Jaza Energy has closed a $1.7 million round of seed funding that will help it to install more green energy stations in Tanzania in Sub-Saharan Africa.

Based in Halifax and Tanzania, Jaza Energy sets up central charging stations in African villages that have never had electricity. People in these villages can charge batteries at the stations then take them home so they have electric light at home for the first time. It aims to provide people with enough sustainable power for lights and phones, so their businesses can operate more efficiently and their children can study after dark.

“Jaza’s mission is to provide an affordable, high-value service for homes in rural Tanzania, powering light and small appliances for a fraction of what a typical off-grid household spends on kerosene for lighting,” said CEO and Co-Founder Jeff Schnurr in a statement.

The investors in the current round include:

  • Draper Richards Kaplan Foundation, a global venture philanthropy firm. Nathalie Kylander, a managing director at Draper Richards Kaplan, has joined the Jaza board.
  • Active Impact Investments, a certified BCorp based in Vancouver that manages a limited partnership fund with $10M in assets under management. Active Impact CEO Mike Winterfield has been named a board observer.
  • Shell Foundation, is a U.K.-registered charity, founded by Shell in 2000.
  • Ceniarth, a single-family office focused on funding market-based solutions that benefit underserved communities.
  • And, the EEP Africa trust fund, a clean energy financing facility hosted and managed by the Nordic Development Fund (NDF) with funding from Austria, Finland and NDF.

Jaza’s last fund-raising exercise was a $750,000 round in 2018 led by the New Brunswick Innovation Foundation and several angels.

Operating in Tanzania since 2017, Jaza has built 70 Energy Hubs, serving over 23,000 people in rural Tanzania. The company, which was co-founded by Schnurr and Sebastian Manchester, employs 140 women in the Tanzanian regions of Pemba and Mtwara.

The Energy Hubs are manufactured in Dar es Salaam, the largest city in Tanzania, and are installed in rural Tanzania communities. These small shops are designed with solar panels on the roofs and are capable of charging more than 200 battery packs a week. Women from local communities manage day-to-day operations such as sales, battery charging and customer support.

Jaza’s in-community approach provides customers living with poverty, whose household earnings are between 75 cents and $1.75 per day. On average, customers switching from kerosene lighting to Jaza, save $42 a year – which represents about 20 percent of their annual household budget.
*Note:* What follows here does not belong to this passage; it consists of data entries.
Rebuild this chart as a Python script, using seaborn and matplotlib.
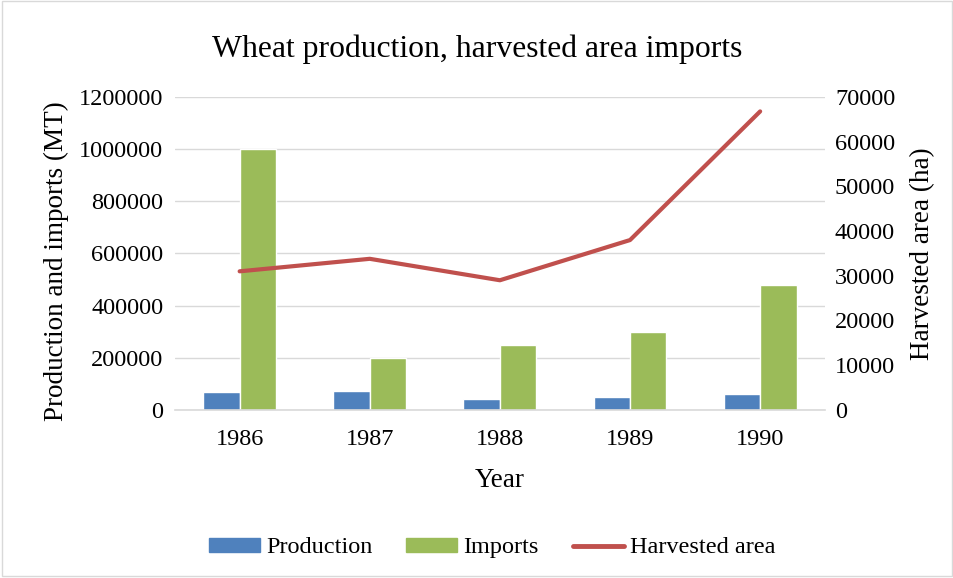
import numpy as np
import pandas as pd
import matplotlib.pyplot as plt
import seaborn as sns
from matplotlib.patches import Patch, Rectangle
from matplotlib.lines import Line2D

# chart values
years = ['1986', '1987', '1988', '1989', '1990']
production = [68000, 73000, 41000, 51000, 61000]
imports = [1000000, 200000, 250000, 300000, 480000]
harvested_area = [31000, 33800, 29000, 38000, 66800]

blue, green, red = '#4F81BD', '#9BBB59', '#C0504D'

sns.set_theme(style='white')
plt.rcParams['font.family'] = ['Liberation Serif', 'DejaVu Serif']
plt.rcParams['text.color'] = 'black'
plt.rcParams['axes.labelcolor'] = 'black'

df = pd.DataFrame({
    'Year': years * 2,
    'value': production + imports,
    'series': ['Production'] * len(years) + ['Imports'] * len(years),
})

fig = plt.figure(figsize=(9.54, 5.78), dpi=100)
ax = fig.add_axes([0.183, 0.291, 0.682, 0.541])

sns.barplot(data=df, x='Year', y='value', hue='series', palette=[blue, green],
            width=0.56, ax=ax, legend=False, saturation=1)

ax.set_ylim(0, 1200000)
ax.set_yticks(np.arange(0, 1200001, 200000))
ax.set_yticklabels([f'{v}' for v in range(0, 1200001, 200000)])
ax.grid(axis='y', color='#D9D9D9', linewidth=1)
ax.set_axisbelow(True)
for s in ['top', 'right', 'left']:
    ax.spines[s].set_visible(False)
ax.spines['bottom'].set_color('#D9D9D9')
ax.spines['bottom'].set_linewidth(1.2)
ax.tick_params(axis='both', length=0, labelsize=17.5, colors='black')
ax.tick_params(axis='y', pad=8)
ax.tick_params(axis='x', pad=14)
ax.set_xlabel('Year', fontsize=19.5)
ax.set_ylabel('Production and imports (MT)', fontsize=19.5)
ax.xaxis.set_label_coords(0.5, -0.185)
ax.yaxis.set_label_coords(-0.162, 0.476)

ax2 = ax.twinx()
sns.lineplot(x=np.arange(len(years)), y=harvested_area, color=red, linewidth=3,
             ax=ax2, solid_capstyle='round')
ax2.set_ylim(0, 70000)
ax2.set_yticks(np.arange(0, 70001, 10000))
for s in ['top', 'right', 'left', 'bottom']:
    ax2.spines[s].set_visible(False)
ax2.tick_params(axis='y', length=0, labelsize=17.5, pad=7, colors='black')
ax2.set_ylabel('Harvested area (ha)', fontsize=19.5)
ax2.yaxis.set_label_coords(1.131, 0.5)
ax.set_xlim(-0.5, len(years) - 0.5)

fig.suptitle('Wheat production, harvested area imports', fontsize=22.8,
             y=0.915, va='center')

handles = [Patch(color=blue, label='Production'),
           Patch(color=green, label='Imports'),
           Line2D([0], [0], color=red, linewidth=3.5, label='Harvested area')]
fig.legend(handles=handles, loc='center', bbox_to_anchor=(0.516, 0.052), ncol=3,
           frameon=False, fontsize=17.5, handlelength=2.1, handleheight=0.5,
           handletextpad=0.25, columnspacing=1.4)

fig.patches.append(Rectangle((0.002, 0.004), 0.996, 0.994, transform=fig.transFigure,
                             fill=False, edgecolor='#D9D9D9', linewidth=1))

fig.savefig('out.png', dpi=100)
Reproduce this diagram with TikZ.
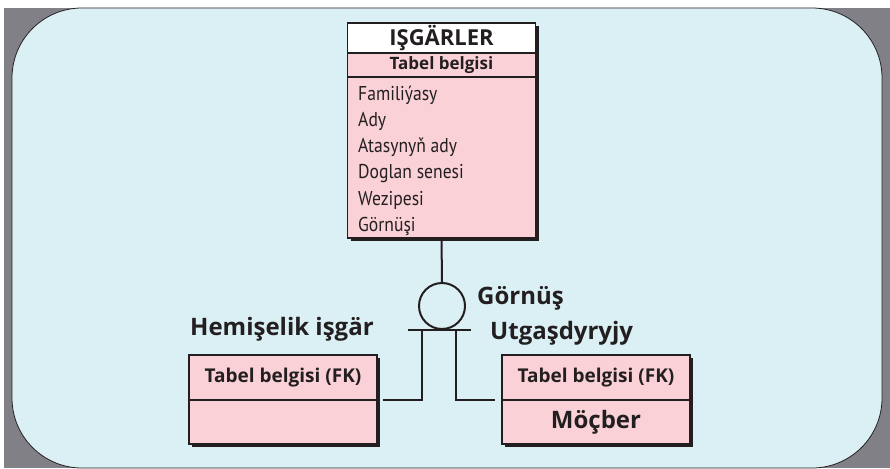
\documentclass[tikz,border=0pt]{standalone}
\usepackage{fontspec}
\setmainfont{Open Sans}
\newfontfamily\attrfont[FakeStretch=0.88]{PT Sans}
\usetikzlibrary{positioning,shadows}
\definecolor{panelblue}{HTML}{DBF0F5}
\definecolor{framegray}{HTML}{808086}
\definecolor{rowpink}{HTML}{F9D1D7}
\definecolor{inkblack}{HTML}{231F20}

\begin{document}
\begin{tikzpicture}[x=1pt, y=-1pt,
    row/.style={draw=inkblack, line width=1.3pt, fill=rowpink, minimum width=188pt, inner sep=0pt, outer sep=0pt, text=inkblack, font=\bfseries\fontsize{19}{22}\selectfont, drop shadow={shadow xshift=3pt, shadow yshift=-3pt, fill=inkblack, opacity=1}},
    attr/.style={inner sep=0pt, text=inkblack, font=\attrfont\fontsize{20}{24}\selectfont},
    lbl/.style={inner sep=0pt, text=inkblack, font=\bfseries\fontsize{24}{28}\selectfont},
    link/.style={draw=inkblack, line width=2pt},
]
\useasboundingbox (0,0) rectangle (890,468);
% frame
\fill[framegray] (4,8) rectangle (890,468);
\draw[inkblack, line width=0.8pt, fill=panelblue, rounded corners=70pt] (12,8) rectangle (882,468);

% main table
\node[row, fill=white, minimum height=30pt, font=\bfseries\fontsize{22}{26}\selectfont] (mainhead) at (441.5,38) {IŞGÄRLER};
\node[row, minimum height=24pt, font=\bfseries\fontsize{17}{20}\selectfont, below=0pt of mainhead] (mainpk) {Tabel belgisi};
\node[row, minimum height=161pt, below=0pt of mainpk] (mainbody) {};
\foreach \attrname [count=\i from 0] in {Familiýasy, Ady, Atasynyň ady, Doglan senesi, Wezipesi, Görnüşi}
  \node[attr, anchor=base west] (attr\i) at (358,100+26.3*\i) {\attrname};

% subtype tables
\node[row, minimum height=45pt] (hemifk) at (283,377.5) {Tabel belgisi (FK)};
\node[row, minimum height=44pt, below=0pt of hemifk] (hemibody) {};
\node[row, minimum height=45pt] (utgfk) at (596,377.5) {Tabel belgisi (FK)};
\node[row, minimum height=44pt, font=\bfseries\fontsize{24}{28}\selectfont, below=0pt of utgfk] (utgbody) {Möçber};

% labels
\node[lbl, anchor=base west] (hemilbl) at (190,335) {Hemişelik işgär};
\node[lbl, anchor=base west] (kindlbl) at (477,304) {Görnüş};
\node[lbl, anchor=base west] (utglbl) at (490,339) {Utgaşdyryjy};

% subtype symbol
\node[draw=inkblack, circle, line width=2pt, minimum size=46pt, inner sep=0pt] (kind) at (442,306) {};
\coordinate (barL) at ([xshift=-34pt]kind.south);
\coordinate (barR) at ([xshift=29pt]kind.south);
\coordinate (legL) at ([xshift=-20pt]kind.south);
\coordinate (legR) at ([xshift=14pt]kind.south);

\draw[link] (mainbody.south) -- (kind.north);
\draw[link] (barL) -- (barR);
\draw[link] (legL) |- ([xshift=6pt]hemifk.south east);
\draw[link] (legR) |- ([xshift=-7pt]utgfk.south west);
\end{tikzpicture}
\end{document}
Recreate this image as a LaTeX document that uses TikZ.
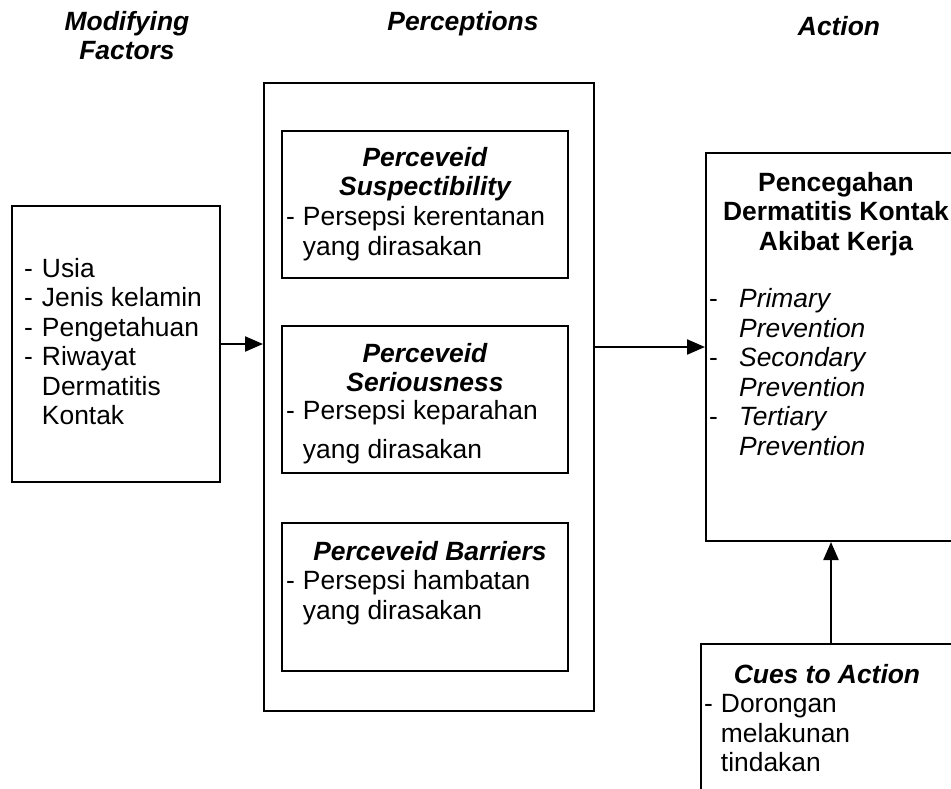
\documentclass[tikz,border=0pt]{standalone}
\usepackage{fontspec}
\setmainfont{Liberation Sans}
\usepackage{tikz}
\usetikzlibrary{calc, arrows.meta}
\newcommand{\diagfont}{\fontsize{26.4}{29.5}\selectfont}
\tikzstyle{box} = [draw=black, line width=2pt, inner sep=0pt, rectangle]
\tikzstyle{heading} = [font=\diagfont\bfseries\itshape, align=center, anchor=north, inner sep=0pt]
\tikzstyle{boldtitle} = [font=\diagfont\bfseries, align=center, anchor=north, inner sep=0pt]
\tikzstyle{boxlist} = [anchor=north west, inner sep=0pt]
\tikzstyle{edge} = [black, line width=2.2pt, -{Triangle[length=18pt,width=15pt]}]

\begin{document}
\begin{tikzpicture}[x=1pt, y=-1pt, every node/.style={font=\diagfont}]
\useasboundingbox (0,0) rectangle (951,789);

% column headings
\node[heading] (hmod) at (127,11) {Modifying\\Factors};
\node[heading] (hper) at (463,11) {Perceptions};
\node[heading] (hact) at (839,16) {Action};

% boxes
\node[box, minimum width=208pt, minimum height=276pt] (fac) at (116,344) {};
\node[box, minimum width=330pt, minimum height=628pt] (per) at (429,397) {};
\node[box, minimum width=286pt, minimum height=147pt] (sus) at (425,204.5) {};
\node[box, minimum width=286pt, minimum height=147pt] (ser) at (425,399.5) {};
\node[box, minimum width=286pt, minimum height=148pt] (bar) at (425,597) {};
\node[box, minimum width=264pt, minimum height=388pt] (act) at (838,347) {};
\node[box, minimum width=260pt, minimum height=186pt] (cue) at (831,737) {};

% box texts
\node[anchor=west, inner sep=0pt] (factxt) at (24,345) {\begin{tabular}{@{}l@{\hspace{9pt}}l@{}}
  - & Usia\\ - & Jenis kelamin\\ - & Pengetahuan\\ - & Riwayat\\ & Dermatitis\\ & Kontak
  \end{tabular}};

\node[heading] (sustitle) at (425,147) {Perceveid\\Suspectibility};
\node[boxlist] (sustxt) at (286,205) {\begin{tabular}{@{}l@{\hspace{8pt}}l@{}}
  - & Persepsi kerentanan\\ & yang dirasakan\end{tabular}};

\node[heading] (sertitle) at (425,343) {Perceveid\\Seriousness};
\node[boxlist] (sertxt) at (286,399) {\begin{tabular}{@{}l@{\hspace{8pt}}l@{}}
  - & Persepsi keparahan\\[9pt] & yang dirasakan\end{tabular}};

\node[heading] (bartitle) at (430,541.5) {Perceveid Barriers};
\node[boxlist] (bartxt) at (286,569) {\begin{tabular}{@{}l@{\hspace{8pt}}l@{}}
  - & Persepsi hambatan\\ & yang dirasakan\end{tabular}};

\node[boldtitle] (acttitle) at (836,172) {Pencegahan\\Dermatitis Kontak\\Akibat Kerja};
\node[boxlist] (acttxt) at (709,287) {\begin{tabular}{@{}p{30pt}@{}l@{}}
  - & \textit{Primary}\\ & \textit{Prevention}\\
  - & \textit{Secondary}\\ & \textit{Prevention}\\
  - & \textit{Tertiary}\\ & \textit{Prevention}\end{tabular}};

\node[heading] (cuetitle) at (827,664) {Cues to Action};
\node[boxlist] (cuetxt) at (704,692) {\begin{tabular}{@{}l@{\hspace{8pt}}l@{}}
  - & Dorongan\\ & melakunan\\ & tindakan\end{tabular}};

% arrows
\draw[edge] (fac.east) to (fac.east -| per.west);
\draw[edge] (act.west -| per.east) to (act.west);
\draw[edge] (cue.north) to (cue.north |- act.south);

\end{tikzpicture}
\end{document}
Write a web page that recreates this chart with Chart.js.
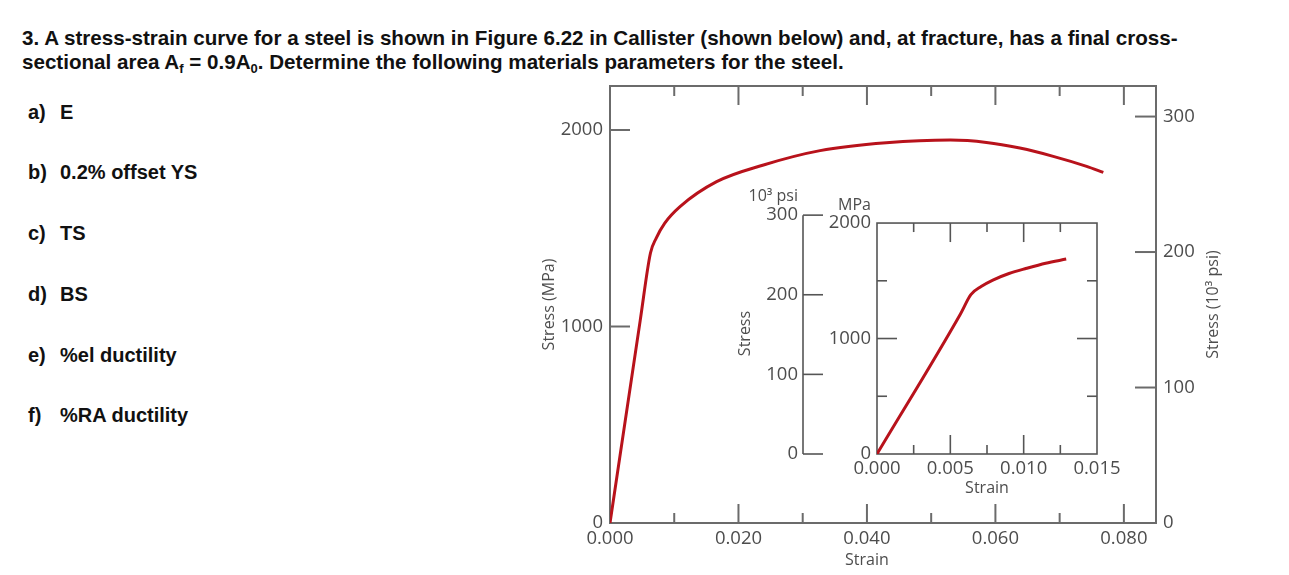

“Every hub we build can reach breakeven quickly and then begin to pay back,” said Schnurr in a recent interview with Entrevestor. “We’ve been growing by 30 percent monthly compounded over the last six months in terms of revenue.”

Jaza’s customers pay an upfront fee for the ability to access Jaza’s service, and an ongoing fee for each fully charged battery they receive from an Energy Hub. Energy Hub locations also provide access to lights, mobile phone charging cables, TVs and stereos.

In the interview, Schnurr said he has seen  the power stations transform lives of people in Tanzania, especially women. He noted recently visiting one woman who operated a sewing machine as a business, and having electricity allowed her to extend her working hours into the evening, increasing her income significantly.

“We see those stories all the time and we’ve seen a real increase in household income,” he said. “We’re a company that’s working to connect our customers to the rest of the globalized world.”